From the Whistler

Traveler's Tales

As we get set to depart on the Travel issue, let me mention a curious double-standard that pervades contemporary society—the image of the traveler versus the tourist. The one has a romantic mystique, a worldly, adventurous and altogether fascinating character. The other is denigrated as a shallow, photo-snapping simpleton from Somewhere USA. Yet every time we step out to "see the world", setting aside our normal routine to take on the role of a stranger, we are tourists.
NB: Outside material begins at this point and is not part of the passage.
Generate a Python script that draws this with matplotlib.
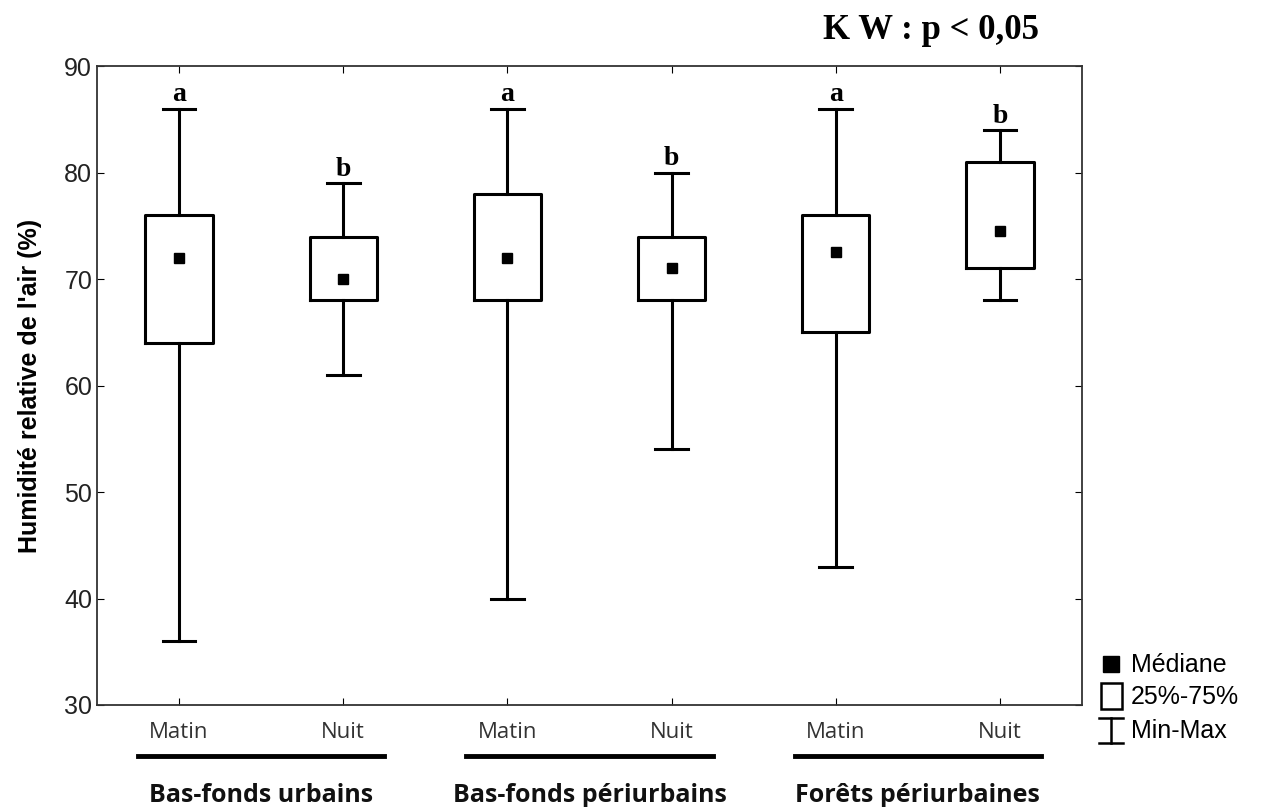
import matplotlib.pyplot as plt
from matplotlib.lines import Line2D
from matplotlib.patches import Rectangle

# données
positions = [1, 2, 3, 4, 5, 6]
moments = ['Matin', 'Nuit', 'Matin', 'Nuit', 'Matin', 'Nuit']
sites = ['Bas-fonds urbains', 'Bas-fonds périurbains', 'Forêts périurbaines']
mins = [36, 61, 40, 54, 43, 68]
q1 = [64, 68, 68, 68, 65, 71]
medianes = [72, 70, 72, 71, 72.5, 74.5]
q3 = [76, 74, 78, 74, 76, 81]
maxs = [86, 79, 86, 80, 86, 84]
lettres = ['a', 'b', 'a', 'b', 'a', 'b']

fig = plt.figure(figsize=(12.63, 8.07), dpi=100)
ax = fig.add_axes([0.0768, 0.1264, 0.7799, 0.7916])

stats = []
for i in range(len(positions)):
    stats.append({'med': medianes[i], 'q1': q1[i], 'q3': q3[i],
                  'whislo': mins[i], 'whishi': maxs[i], 'fliers': []})

lp = dict(color='black', linewidth=2.2)
ax.bxp(stats, positions=positions, widths=0.41, capwidths=0.2,
       showfliers=False, boxprops=lp, whiskerprops=lp, capprops=lp,
       medianprops=dict(linestyle='none'))
ax.plot(positions, medianes, 's', color='black', markersize=7, linestyle='none')

for x, m, l in zip(positions, maxs, lettres):
    ax.annotate(l, (x, m), xytext=(0, 1), textcoords='offset points',
                ha='center', va='bottom', fontsize=20, fontweight='bold',
                family='Liberation Serif')

ax.set_xlim(0.5, 6.5)
ax.set_ylim(30, 90)
ax.set_yticks([30, 40, 50, 60, 70, 80, 90])
ax.set_xticks(positions)
ax.set_xticklabels(moments, family='Open Sans', fontsize=16, color='#333333')
ax.tick_params(axis='y', labelsize=18, direction='in', length=5, right=True,
               labelcolor='#222222')
ax.tick_params(axis='x', direction='in', length=5, top=True, pad=12)
for lab in ax.get_yticklabels():
    lab.set_family('Liberation Sans')
for s in ax.spines.values():
    s.set_linewidth(1.3)
    s.set_color('#333333')

ax.set_ylabel("Humidité relative de l'air (%)", fontsize=18, fontweight='bold',
              family='Liberation Sans', labelpad=16)

fig.text(0.737, 0.962, 'K W : p < 0,05', fontsize=25, fontweight='bold',
         family='Liberation Serif', ha='center', va='center')

# traits et noms des sites
for k, nom in enumerate(sites):
    x0 = positions[2 * k] - 0.25
    x1 = positions[2 * k + 1] + 0.25
    ax.plot([x0, x1], [-0.08, -0.08], transform=ax.get_xaxis_transform(),
            color='black', linewidth=3.5, clip_on=False)
    ax.text((x0 + x1) / 2, -0.142, nom, transform=ax.get_xaxis_transform(),
            ha='center', va='center', fontsize=18, fontweight='bold',
            family='Open Sans', color='#111111')

# légende
W, H = 1263, 807
def fx(px):
    return px / W
def fy(py):
    return 1 - py / H
fig.add_artist(Rectangle((fx(1103), fy(672)), 16 / W, 16 / H, transform=fig.transFigure,
                         facecolor='black', edgecolor='black'))
fig.add_artist(Rectangle((fx(1101), fy(709)), 21 / W, 26 / H, transform=fig.transFigure,
                         facecolor='white', edgecolor='black', linewidth=1.8))
fig.add_artist(Line2D([fx(1111), fx(1111)], [fy(718), fy(743)], transform=fig.transFigure,
                      color='black', linewidth=1.8))
for yy in (718, 743):
    fig.add_artist(Line2D([fx(1099), fx(1123)], [fy(yy), fy(yy)], transform=fig.transFigure,
                          color='black', linewidth=1.8))
for txt, yy in (('Médiane', 665), ('25%-75%', 697), ('Min-Max', 731)):
    fig.text(fx(1131), fy(yy), txt, fontsize=18, family='Liberation Sans',
             va='center', ha='left')

fig.savefig('out.png', dpi=100)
Many of the early travel writers—Xenephon, Marco Polo, Jonathan Carver—were journeying on business. But most of the best travel writers of our own time, such as Paul Theroux or the late Bruce Chatwin, are tourists, reporting from out-of-the-way corners of the globe that life, indeed, is elsewhere. Perhaps my favorite writer of travel is Arthur Young, an Eighteenth century English squire. An avid agriculturalist, Young went on several tours around the British Isles and France to observe farming and husbandry practices. Although his own farm experiments always ended in disaster, his travel diaries were highly successful, due to a quick eye and natural wit. In particular, Travels in France During the Years 1787, 1788, 1789 is a fascinating read, a vivid picture of a country on the edge of the abyss.

The first tour, in 1787, has entries not very different from what might be found in any travel notebook:

June 10th. Cross the Dordonne by a ferry; the boat well contrived for driving in at one end, and out at the other, without the abominable operation, common in England, of beating horses till they leap into them...

Pass Payrac, and meet many beggars, which we had not done before. All the country, girls and women, are without shoes or stockings.

On the 1788 tour his horse went blind, but he continued on quixotically, a farcical rider of the coming apocalypse:

I told M. de la Bourdonaye that his province of Bretagne seemed to me to have nothing in it but privileges and poverty; he smiled, and gave me some explanations that are important; but no nobleman can ever probe this even as it ought to be done, resulting as it does from the privileges going to themselves, and the poverty to the people.

But the 1789 tour is the reason why Arthur Young is still known today—at least to historians of the period. It happened to coincide with rather large historical events involving riots, guillotines, and regime change. He was in Paris at the outbreak of the revolution, when the National Assembly, meeting in a disused tennis court at Versailles, declared itself the rightful government of France: "June 20th. News!—News!—Every one stares at what every one might have expected." At that point Young, like any sensible Englishman, should have quitted the country. But, being a true-blooded traveler, he stubbornly continued the tour, while the revolution unfolded around him. "Many chateaus have been burnt, others plundered, the seigneurs hunted down like wild beasts, their wives and daughters ravished, their papers and titles burnt, and all their property destroyed..." Being aristocratic, and also suspiciously inspecting fields, Young’s life began to be in danger. In one episode at an inn he was woken up in the middle of the night:

...a file of twenty milice bourgeois, with their musquets, or swords, or sabres, or pikes, entered my chamber, surrounded my bed, and demanded my passport... They told me that I was undoubtedly a conspirator with the Queen... who had employed me as an arpenteu, to measure their fields, in order to double their taxes. My papers being in English saved me.

Fortunately for us he returned to his country manor house in one piece. Young was an ideal traveler, curious and open-minded, thoughtful and adventurous. Although righty critical of many things about France, he also found much to praise there—the vivacity of the French, for example, and the greater equality afforded to women. He is a key eyewitness to the French Revolution, and the conclusions he drew from the experience are still worth considering in our own century. Not bad for a simple tourist.